Communicate Frequently With Your Employees
Along with training, your company should also regularly inform your staff of any ongoing or new COVID-19-related and other scams as well as caution them about phony products and websites. Your firm should also encourage your employees to be vigilant and to promptly share any of their experiences with malware and other cyberattacks with management. Your organization should utilize different communication methods to continuously stress the importance of all employees being even more cautious during this crisis
Seek assistance from your IT Support Partner
Your company should treat a trusted IT Support Partner, such as Computer Medic On Call, like a safe harbor in this pandemic storm. A reliable IT partner will offer your company useful advice and will implement any necessary solutions to help protect your organization against aggressive cybercriminals.
For example, one simple step your company can take is to work with your IT partner to identify the staff members that should have access to sensitive client or company information. With your IT partner’s help, you will be able to limit this number to the select few necessary, and you will also be able to protect any information and transactions with properly maintained firewalls and password protocols.
In addition, it is advisable that you work with an IT Support Partner to conduct controlled email phishing campaigns to more effectively test and train your workers regarding cybercrime. These campaigns send fake phishing emails to your staff to find out who will click on the bait.
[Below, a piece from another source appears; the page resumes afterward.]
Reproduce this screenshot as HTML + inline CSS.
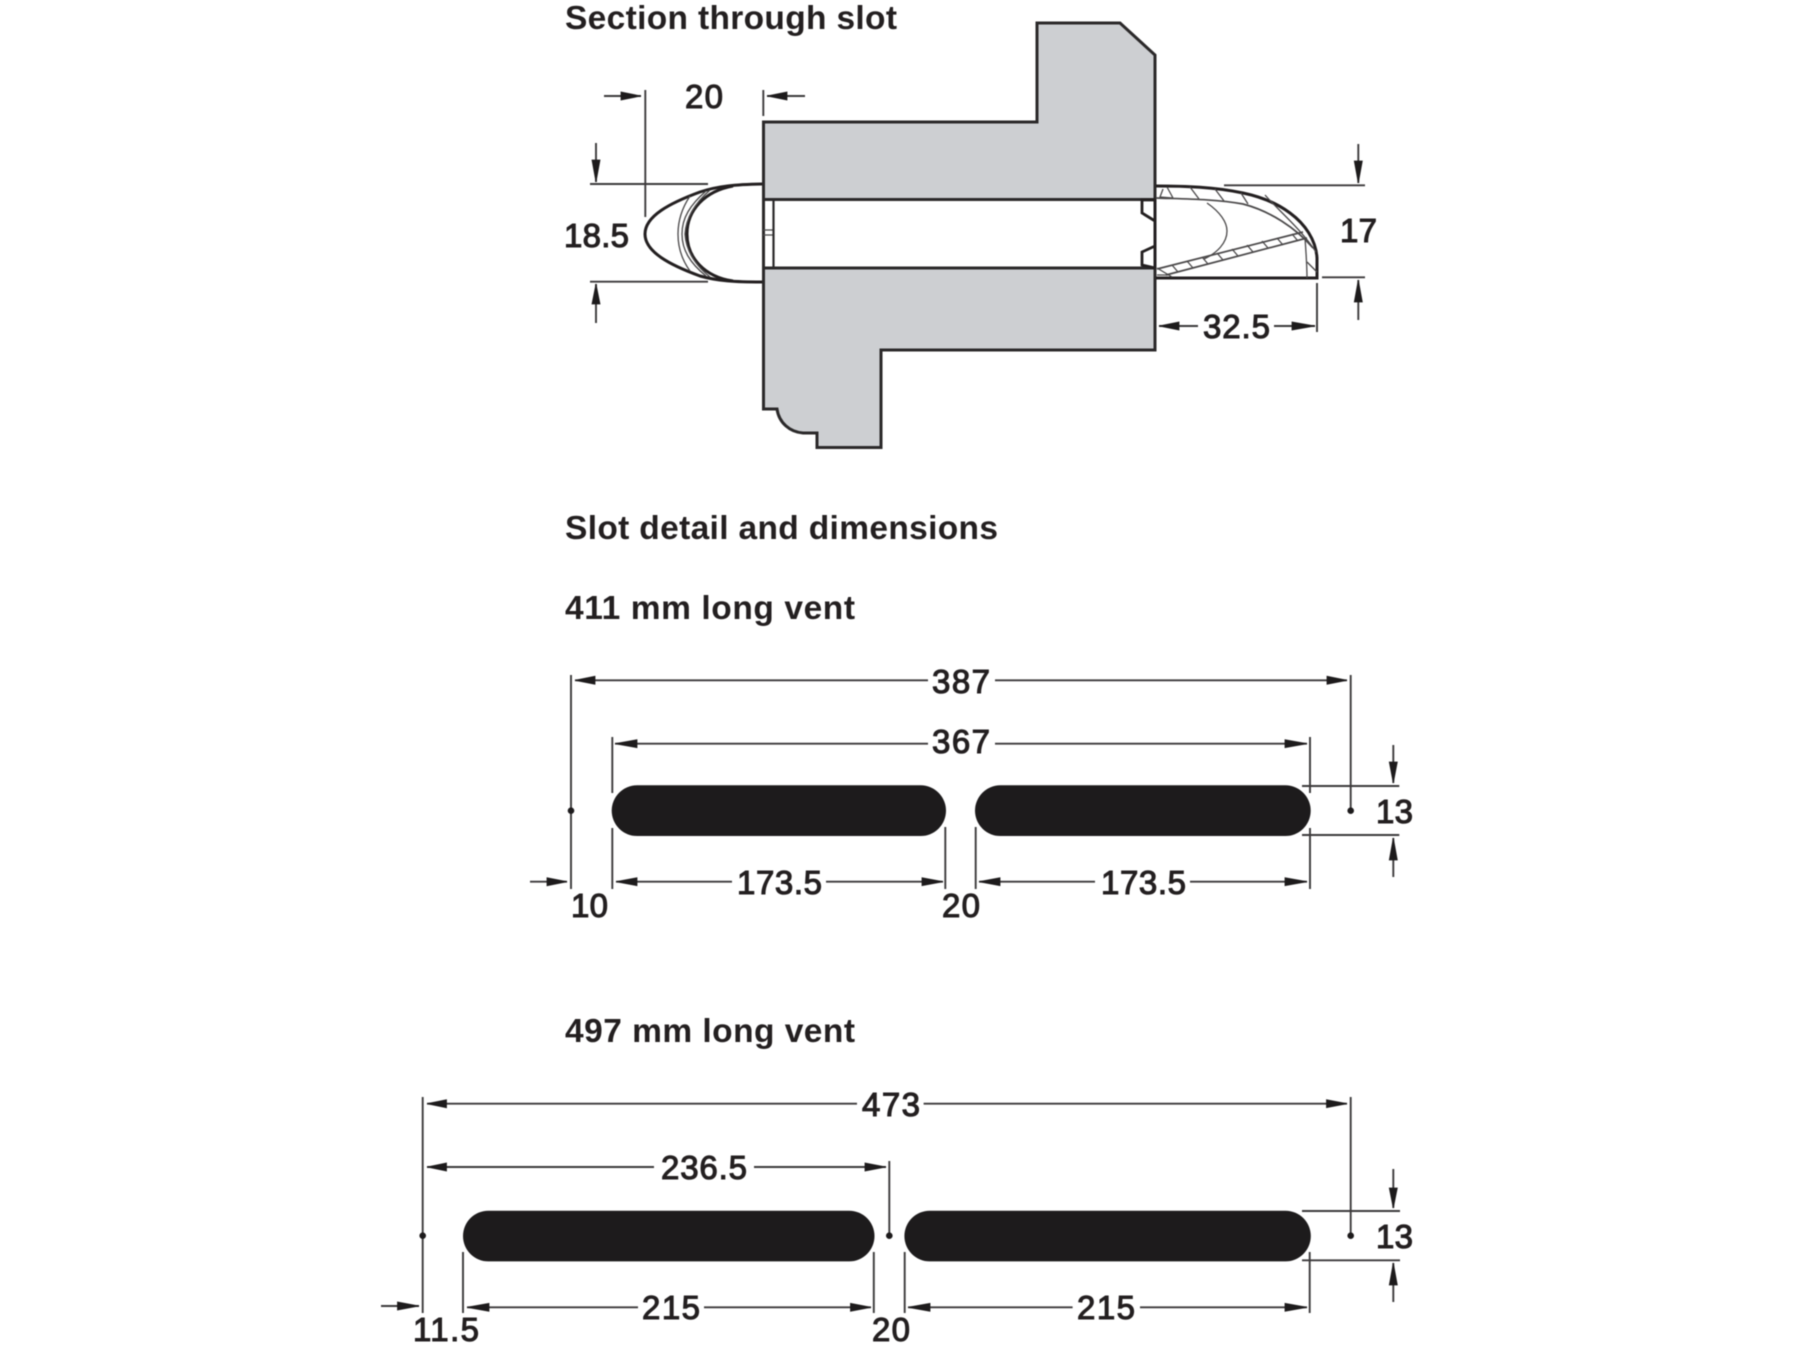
<!DOCTYPE html>
<html><head><meta charset="utf-8"><title>Section through slot</title>
<style>
html,body{margin:0;padding:0;background:#fff}
svg{display:block;filter:blur(.4px)}
text{font-family:"Liberation Sans",Arial,sans-serif;fill:#231f20}
.h{font-size:33.500px;font-weight:700}
.d{font-size:33px;font-weight:400;stroke:#231f20;stroke-width:1.1px}
.dim{stroke:#3c3a3b;stroke-width:1.9;fill:none}
.ar{fill:#1d1b1c;stroke:#1d1b1c;stroke-width:.8}
.wall{fill:#cdcfd2;stroke:#2b292a;stroke-width:3;stroke-linejoin:miter}
.heavy{fill:none;stroke:#231f20;stroke-width:3}
.thin{fill:none;stroke:#4a4849;stroke-width:1.3}
</style></head><body>
<svg width="1800" height="1350" viewBox="0 0 1800 1350" xmlns="http://www.w3.org/2000/svg">
<rect width="1800" height="1350" fill="#fff"/>

<!-- headings -->
<text class="h" x="565" y="29" textLength="332" lengthAdjust="spacing">Section through slot</text>
<text class="h" x="565" y="539" textLength="433" lengthAdjust="spacing">Slot detail and dimensions</text>
<text class="h" x="565" y="619" textLength="290" lengthAdjust="spacing">411 mm long vent</text>
<text class="h" x="565" y="1042" textLength="290" lengthAdjust="spacing">497 mm long vent</text>

<!-- section walls -->
<path class="wall" d="M763.500 122H1037V23H1120L1155 55V199.500H763.500Z"/>
<path class="wall" d="M763.500 268H1155V350H881V447.500H817V433H803C790 432 779 423 777 409H763.500Z"/>

<!-- slot inner left -->
<path d="M763.500 199.500V268" fill="none" stroke="#2b292a" stroke-width="3"/>
<path class="thin" d="M763 230H773M763 235H773" />
<path d="M773.500 199.500V268" fill="none" stroke="#2b292a" stroke-width="2.200"/>
<!-- slot clip right -->
<path d="M1155 199V268" fill="none" stroke="#231f20" stroke-width="3"/>
<path d="M1155 200H1142V213L1155 221M1155 246L1142 252V265L1155 268" fill="none" stroke="#231f20" stroke-width="2.800"/>

<!-- left cap -->
<path class="heavy" d="M762 184C735 184.500 718 186 700 192C670 203 645 216 645 234C645 252 670 265 700 276C718 281 735 282 762 282"/>
<path class="heavy" d="M733 186C705 191 687 210 687 234C687 258 705 277 733 281"/>
<path class="thin" d="M690 196C682 208 678 220 678 234C678 248 682 260 690 271"/>
<path class="thin" d="M706 191C690 205 682 218 682 234C682 250 690 263 706 276"/>
<path class="thin" d="M710 190C694 204 686 218 685 234C686 250 694 264 710 277"/>

<!-- right cap -->
<path class="heavy" d="M1156 186C1185 186 1215 187 1243 193C1262 197 1278 204 1290 213C1305 224 1316 240 1317 258V278H1156"/>
<path class="thin" style="stroke-width:1.700" d="M1156 198C1185 199 1215 199 1243 204C1270 211 1296 228 1313 248"/>
<path class="thin" d="M1265 195C1280 212 1300 228 1316 252"/>
<path class="thin" style="stroke-width:1.700" d="M1157 269L1303 232M1166 275L1307 238"/>
<path class="thin" d="M1207 203C1220 212 1227 222 1227 231C1227 243 1217 253 1204 259"/>
<path class="thin" d="M1305 238C1306 252 1307 265 1307 278"/>
<path class="thin" d="M1307 262L1317 272"/>
<path class="thin" d="M1167 187L1173 198M1190 187L1199 199M1215 189L1224 201M1241 193L1248 204M1163 189L1160 197L1173 198"/>
<path class="thin" d="M1172 265L1178 272M1187 261L1193 268M1202 257L1208 264M1217 253L1223 260M1232 249L1238 256M1247 245L1253 252M1262 241L1268 248M1277 238L1283 245M1292 234L1298 241M1157 268L1172 277M1157 275H1170"/>

<!-- section dims -->
<g class="dim">
<path d="M645.300 90V217M604 96H641M763.300 90V116M767 96H805"/>
<path d="M590 184H708M590 281.700H708M596 143V182M596 284V323"/>
<path d="M1224 185.300H1365M1322 277.300H1365M1358.300 144V183M1358.300 280V320"/>
<path d="M1159 326H1198M1274 326H1315M1317 283V332"/>
</g>
<path class="ar" d="M641 96L621 92V100ZM767 96L787 92V100ZM596 182L592 160H600ZM596 284L592 304H600ZM1358.300 183L1354.300 161H1362.300ZM1358.300 280L1354.300 302H1362.300ZM1159 326L1179 322V330ZM1315 326L1292 322V330Z"/>
<text class="d" x="685" y="108" textLength="38" lengthAdjust="spacing">20</text>
<text class="d" x="564" y="247" textLength="65" lengthAdjust="spacing">18.5</text>
<text class="d" x="1340" y="242" textLength="37" lengthAdjust="spacing">17</text>
<text class="d" x="1203" y="338" textLength="67" lengthAdjust="spacing">32.5</text>

<!-- 411 vent -->
<rect x="611.700" y="785.300" width="334.300" height="50.700" rx="25.350" fill="#1d1b1c"/>
<rect x="975" y="785.300" width="335.700" height="50.700" rx="25.350" fill="#1d1b1c"/>
<g class="dim">
<path d="M571 675V889M575 680.300H928M995 680.300H1347M1350.700 675V810"/>
<path d="M612.300 737V793M612.300 828V889M615 743.700H928M995 743.700H1307M1310 737V793M1310 828V889"/>
<path d="M945.300 827V889M975.700 827V889M616 881.700H732M826 881.700H943M979 881.700H1095M1190 881.700H1307M530 881.700H567"/>
<path d="M1302 786H1399.300M1302 835H1399.300M1393.300 745V783M1393.300 838V877"/>
</g>
<path class="ar" d="M575 680.300L595 676.300V684.300ZM1347 680.300L1327 676.300V684.300ZM615 743.700L637 739.700V747.700ZM1307 743.700L1285 739.700V747.700ZM616 881.700L637 877.700V885.700ZM943 881.700L922 877.700V885.700ZM979 881.700L1000 877.700V885.700ZM1307 881.700L1285 877.700V885.700ZM567 881.700L547 877.700V885.700ZM1393.300 783L1389.300 762H1397.300ZM1393.300 838L1389.300 860H1397.300Z"/>
<circle cx="571" cy="810.700" r="3.300" fill="#1d1b1c"/>
<circle cx="1350.700" cy="810.700" r="3.300" fill="#1d1b1c"/>
<text class="d" x="932" y="693" textLength="58" lengthAdjust="spacing">387</text>
<text class="d" x="932" y="753" textLength="58" lengthAdjust="spacing">367</text>
<text class="d" x="737" y="894" textLength="85" lengthAdjust="spacing">173.5</text>
<text class="d" x="1101" y="894" textLength="85" lengthAdjust="spacing">173.5</text>
<text class="d" x="571" y="917" textLength="37" lengthAdjust="spacing">10</text>
<text class="d" x="942" y="917" textLength="38" lengthAdjust="spacing">20</text>
<text class="d" x="1376" y="823" textLength="37" lengthAdjust="spacing">13</text>

<!-- 497 vent -->
<rect x="463" y="1210.700" width="411.500" height="50.700" rx="25.350" fill="#1d1b1c"/>
<rect x="904.400" y="1210.700" width="406.400" height="50.700" rx="25.350" fill="#1d1b1c"/>
<g class="dim">
<path d="M422.700 1097V1313M427 1103.700H857M923.600 1103.700H1347M1350.700 1097V1235"/>
<path d="M427 1167H654M754 1167H886M889.300 1161V1235"/>
<path d="M463 1252V1313M873.800 1252V1313M904.700 1252V1313M1309.700 1252V1313"/>
<path d="M467 1307.300H638M704 1307.300H871M908 1307.300H1072.600M1140 1307.300H1307M381 1306H419"/>
<path d="M1302 1211H1400M1302 1260.300H1400M1393.300 1169V1208M1393.300 1263V1302"/>
</g>
<path class="ar" d="M427 1103.700L446.500 1099.700V1107.700ZM1347 1103.700L1326.500 1099.700V1107.700ZM427 1167L446.500 1163V1171ZM886 1167L865 1163V1171ZM467 1307.300L489 1303.300V1311.300ZM871 1307.300L850.500 1303.300V1311.300ZM908 1307.300L930 1303.300V1311.300ZM1307 1307.300L1285 1303.300V1311.300ZM419 1306L397.500 1302V1310ZM1393.300 1208L1389.300 1188H1397.300ZM1393.300 1263L1389.300 1285H1397.300Z"/>
<circle cx="422.700" cy="1235.700" r="3.300" fill="#1d1b1c"/>
<circle cx="889.300" cy="1235.700" r="3.300" fill="#1d1b1c"/>
<circle cx="1350.700" cy="1235.700" r="3.300" fill="#1d1b1c"/>
<text class="d" x="862" y="1116" textLength="58" lengthAdjust="spacing">473</text>
<text class="d" x="661" y="1179" textLength="86" lengthAdjust="spacing">236.5</text>
<text class="d" x="642" y="1319" textLength="58" lengthAdjust="spacing">215</text>
<text class="d" x="1077" y="1319" textLength="58" lengthAdjust="spacing">215</text>
<text class="d" x="413" y="1341" textLength="66" lengthAdjust="spacing">11.5</text>
<text class="d" x="872" y="1341" textLength="38" lengthAdjust="spacing">20</text>
<text class="d" x="1376" y="1248" textLength="37" lengthAdjust="spacing">13</text>
</svg>
</body></html>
This valuable tool not only identifies which staff members are susceptible to deception, but it also provides useful information to educate your employees on how to defeat phishing and other cyberattacks.
By recognizing the increasing number of cybercrimes and other scams occurring because of COVID-19 and taking the necessary measures to protect yourself with the assistance of your IT partner, your organization will be able to continue to successfully achieve its unique objectives.